BEIJING, March 10 (AFP) - A global team of prominent lawyers has petitioned the United Nations to condemn the detention of high-profile Chinese legal activist Gao Zhisheng as a violation of international law.
The petition, filed to the UN Human Rights Council on Tuesday and seen by AFP, said Gao's detention also violated China's own laws.
Gao, a former Communist Party member, was an outspoken rights defender in cases against the Chinese government involving alleged police corruption, land seizures and religious freedom.
He was taken away by security personnel on February 4, 2009 and has not been heard from since, the petition said.
"There is reason to believe that his health and safety are in serious jeopardy while he remains in Chinese custody and barred from communication with the outside world," it added.

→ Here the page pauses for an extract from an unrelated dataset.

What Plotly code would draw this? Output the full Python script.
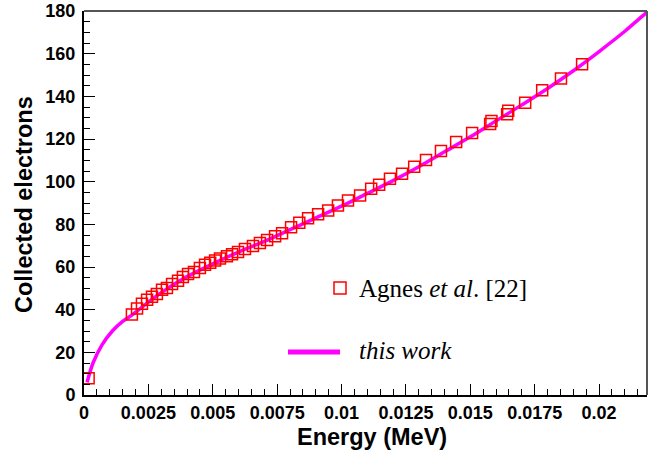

The government has failed to officially arrest and charge Gao with a crime and has not notified his family where he is being held -- all violations of Chinese law, the petition said.
Signatories include Jerome Cohen, a leading expert on Chinese law at New York University; Irwin Cotler, member of Canada's Parliament and former minister of justice; and Albert Ho, chairman of Hong Kong's Democratic Party and a member of the territory's legislature.
Western reporters in Beijing have repeatedly pressed China's foreign and public security ministries for information on Gao, but both have declined to provide specifics on his whereabouts.
Following years of legal activism, Gao was convicted of subversion in 2006, but given a suspended sentence.
In 2007, Chinese authorities detained and severely tortured him, threatening to kill him if he disclosed the details of his torture, which he did in 2009, the Washington-based rights group Freedom Now said in a statement.
The members of Gao's legal team are affiliated with the rights group.
"I hope that the United Nations will ask the Chinese government to follow its own law and to release him," Freedom Now quoted Gao's wife Geng He as saying.
Geng fled China for the United States early last year.